__STATED PROBLEM__.
Search the material for "chart" and show all lines that contain it.

__EXTRACTED INFORMATION__.
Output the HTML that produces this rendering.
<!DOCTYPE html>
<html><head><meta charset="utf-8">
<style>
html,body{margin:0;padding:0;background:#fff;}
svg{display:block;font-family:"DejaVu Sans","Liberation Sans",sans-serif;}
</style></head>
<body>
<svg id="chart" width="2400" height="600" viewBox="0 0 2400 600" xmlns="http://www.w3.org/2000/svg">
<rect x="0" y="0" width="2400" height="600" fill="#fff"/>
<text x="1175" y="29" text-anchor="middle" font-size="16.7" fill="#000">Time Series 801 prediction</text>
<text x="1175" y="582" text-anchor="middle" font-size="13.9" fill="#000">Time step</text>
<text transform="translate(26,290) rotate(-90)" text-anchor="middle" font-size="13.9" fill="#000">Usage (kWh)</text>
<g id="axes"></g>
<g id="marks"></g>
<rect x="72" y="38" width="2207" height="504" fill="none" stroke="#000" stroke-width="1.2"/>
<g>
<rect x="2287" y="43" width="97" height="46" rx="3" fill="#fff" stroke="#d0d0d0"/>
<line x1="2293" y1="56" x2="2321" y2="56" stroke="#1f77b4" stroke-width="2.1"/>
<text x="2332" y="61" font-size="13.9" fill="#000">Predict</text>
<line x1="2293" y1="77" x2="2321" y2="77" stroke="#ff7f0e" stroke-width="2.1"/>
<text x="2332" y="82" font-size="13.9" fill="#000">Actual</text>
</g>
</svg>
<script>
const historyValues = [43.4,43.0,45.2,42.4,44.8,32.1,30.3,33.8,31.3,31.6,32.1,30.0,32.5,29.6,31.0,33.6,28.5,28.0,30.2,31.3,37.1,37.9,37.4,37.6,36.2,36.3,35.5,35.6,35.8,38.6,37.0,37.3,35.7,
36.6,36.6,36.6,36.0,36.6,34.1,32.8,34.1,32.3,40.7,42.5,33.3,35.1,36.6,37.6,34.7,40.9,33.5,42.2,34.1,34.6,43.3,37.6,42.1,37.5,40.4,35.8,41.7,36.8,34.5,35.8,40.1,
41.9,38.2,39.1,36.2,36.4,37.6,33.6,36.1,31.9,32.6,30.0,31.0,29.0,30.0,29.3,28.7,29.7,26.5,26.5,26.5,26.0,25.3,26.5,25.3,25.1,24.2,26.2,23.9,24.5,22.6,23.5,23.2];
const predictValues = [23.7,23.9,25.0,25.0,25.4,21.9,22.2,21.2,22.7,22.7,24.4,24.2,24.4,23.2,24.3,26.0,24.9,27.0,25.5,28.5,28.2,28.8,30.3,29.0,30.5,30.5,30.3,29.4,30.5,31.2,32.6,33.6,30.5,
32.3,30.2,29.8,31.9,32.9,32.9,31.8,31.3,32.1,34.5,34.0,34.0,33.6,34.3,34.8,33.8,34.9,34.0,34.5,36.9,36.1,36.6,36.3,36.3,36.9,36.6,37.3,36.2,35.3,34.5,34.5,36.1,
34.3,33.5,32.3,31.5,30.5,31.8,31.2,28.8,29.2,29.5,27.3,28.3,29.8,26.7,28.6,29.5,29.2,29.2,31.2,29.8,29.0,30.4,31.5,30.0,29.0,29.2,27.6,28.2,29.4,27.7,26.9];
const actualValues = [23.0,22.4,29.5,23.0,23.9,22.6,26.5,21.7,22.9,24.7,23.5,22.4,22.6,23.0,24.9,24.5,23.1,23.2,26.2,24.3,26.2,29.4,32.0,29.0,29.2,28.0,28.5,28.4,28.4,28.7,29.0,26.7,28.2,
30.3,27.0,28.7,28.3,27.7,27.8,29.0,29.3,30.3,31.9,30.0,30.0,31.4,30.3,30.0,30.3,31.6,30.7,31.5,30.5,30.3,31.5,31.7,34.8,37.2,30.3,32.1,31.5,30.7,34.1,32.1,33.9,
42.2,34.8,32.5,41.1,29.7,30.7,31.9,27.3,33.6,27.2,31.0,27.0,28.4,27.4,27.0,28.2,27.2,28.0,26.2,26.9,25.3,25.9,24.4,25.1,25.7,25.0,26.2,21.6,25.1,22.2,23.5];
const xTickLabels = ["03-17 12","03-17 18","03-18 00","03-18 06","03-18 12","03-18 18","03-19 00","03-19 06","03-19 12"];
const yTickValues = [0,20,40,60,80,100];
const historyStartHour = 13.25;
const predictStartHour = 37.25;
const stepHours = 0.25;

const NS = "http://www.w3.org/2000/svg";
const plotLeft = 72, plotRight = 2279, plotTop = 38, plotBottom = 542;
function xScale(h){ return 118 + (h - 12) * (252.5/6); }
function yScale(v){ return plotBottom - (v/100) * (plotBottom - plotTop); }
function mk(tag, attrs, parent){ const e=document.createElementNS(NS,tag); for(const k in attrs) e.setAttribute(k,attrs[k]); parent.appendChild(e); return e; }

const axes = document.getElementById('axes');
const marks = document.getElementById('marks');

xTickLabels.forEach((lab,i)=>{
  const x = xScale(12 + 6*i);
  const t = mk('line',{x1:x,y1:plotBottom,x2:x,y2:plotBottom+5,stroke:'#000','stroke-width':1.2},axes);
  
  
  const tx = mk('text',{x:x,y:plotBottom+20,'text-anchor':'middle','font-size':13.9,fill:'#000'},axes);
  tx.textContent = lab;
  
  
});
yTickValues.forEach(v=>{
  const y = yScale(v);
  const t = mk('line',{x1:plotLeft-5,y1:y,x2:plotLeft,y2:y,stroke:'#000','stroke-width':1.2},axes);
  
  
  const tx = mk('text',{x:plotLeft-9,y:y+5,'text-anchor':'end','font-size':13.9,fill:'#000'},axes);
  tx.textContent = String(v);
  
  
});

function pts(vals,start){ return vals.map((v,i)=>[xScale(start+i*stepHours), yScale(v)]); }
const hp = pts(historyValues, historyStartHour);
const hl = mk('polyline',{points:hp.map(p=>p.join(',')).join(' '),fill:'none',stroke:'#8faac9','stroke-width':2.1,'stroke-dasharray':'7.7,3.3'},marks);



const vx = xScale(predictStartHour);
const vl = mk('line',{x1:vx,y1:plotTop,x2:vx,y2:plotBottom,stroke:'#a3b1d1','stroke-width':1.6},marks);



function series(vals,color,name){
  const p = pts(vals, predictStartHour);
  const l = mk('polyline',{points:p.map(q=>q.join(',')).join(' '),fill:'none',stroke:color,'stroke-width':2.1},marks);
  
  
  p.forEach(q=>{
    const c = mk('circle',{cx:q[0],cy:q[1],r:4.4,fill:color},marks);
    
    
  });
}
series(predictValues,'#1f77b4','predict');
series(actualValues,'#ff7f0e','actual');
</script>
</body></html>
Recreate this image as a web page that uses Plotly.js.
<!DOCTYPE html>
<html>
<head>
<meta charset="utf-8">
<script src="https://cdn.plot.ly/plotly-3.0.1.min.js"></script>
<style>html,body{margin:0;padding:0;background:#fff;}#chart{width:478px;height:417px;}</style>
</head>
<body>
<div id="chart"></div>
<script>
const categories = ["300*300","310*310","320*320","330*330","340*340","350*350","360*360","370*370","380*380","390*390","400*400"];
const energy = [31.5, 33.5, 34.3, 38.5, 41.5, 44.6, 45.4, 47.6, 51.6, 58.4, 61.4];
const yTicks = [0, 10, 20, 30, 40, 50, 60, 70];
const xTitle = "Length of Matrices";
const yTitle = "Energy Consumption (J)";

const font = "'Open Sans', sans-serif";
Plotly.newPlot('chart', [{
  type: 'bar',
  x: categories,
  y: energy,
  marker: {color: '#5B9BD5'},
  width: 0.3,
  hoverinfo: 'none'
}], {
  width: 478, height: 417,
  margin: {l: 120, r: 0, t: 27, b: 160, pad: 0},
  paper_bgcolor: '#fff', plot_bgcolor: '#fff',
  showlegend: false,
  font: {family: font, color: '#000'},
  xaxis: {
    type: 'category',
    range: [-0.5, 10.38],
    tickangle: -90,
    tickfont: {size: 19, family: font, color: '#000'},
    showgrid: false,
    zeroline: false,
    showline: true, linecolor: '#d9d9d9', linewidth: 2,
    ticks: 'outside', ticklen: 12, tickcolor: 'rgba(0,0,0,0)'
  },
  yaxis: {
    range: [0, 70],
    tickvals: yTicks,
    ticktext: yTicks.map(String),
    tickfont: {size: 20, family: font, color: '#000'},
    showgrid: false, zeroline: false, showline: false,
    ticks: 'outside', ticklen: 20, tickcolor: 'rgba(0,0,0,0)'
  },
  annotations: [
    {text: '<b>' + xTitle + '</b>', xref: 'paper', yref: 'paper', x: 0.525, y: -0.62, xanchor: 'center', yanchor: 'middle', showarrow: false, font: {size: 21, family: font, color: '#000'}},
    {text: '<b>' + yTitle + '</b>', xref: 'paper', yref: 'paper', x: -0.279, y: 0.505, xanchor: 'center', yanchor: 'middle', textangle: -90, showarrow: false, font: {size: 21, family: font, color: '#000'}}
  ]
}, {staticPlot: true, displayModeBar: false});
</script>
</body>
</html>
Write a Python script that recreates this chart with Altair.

__RESULT__.
<svg id="chart" width="2400" height="600" viewBox="0 0 2400 600" xmlns="http://www.w3.org/2000/svg">
<style>html,body{margin:0;padding:0;background:#fff;}#chart{width:478px;height:417px;}</style>
<div id="chart"></div>
Plotly.newPlot('chart', [{
Write a Python script that recreates this chart with Altair.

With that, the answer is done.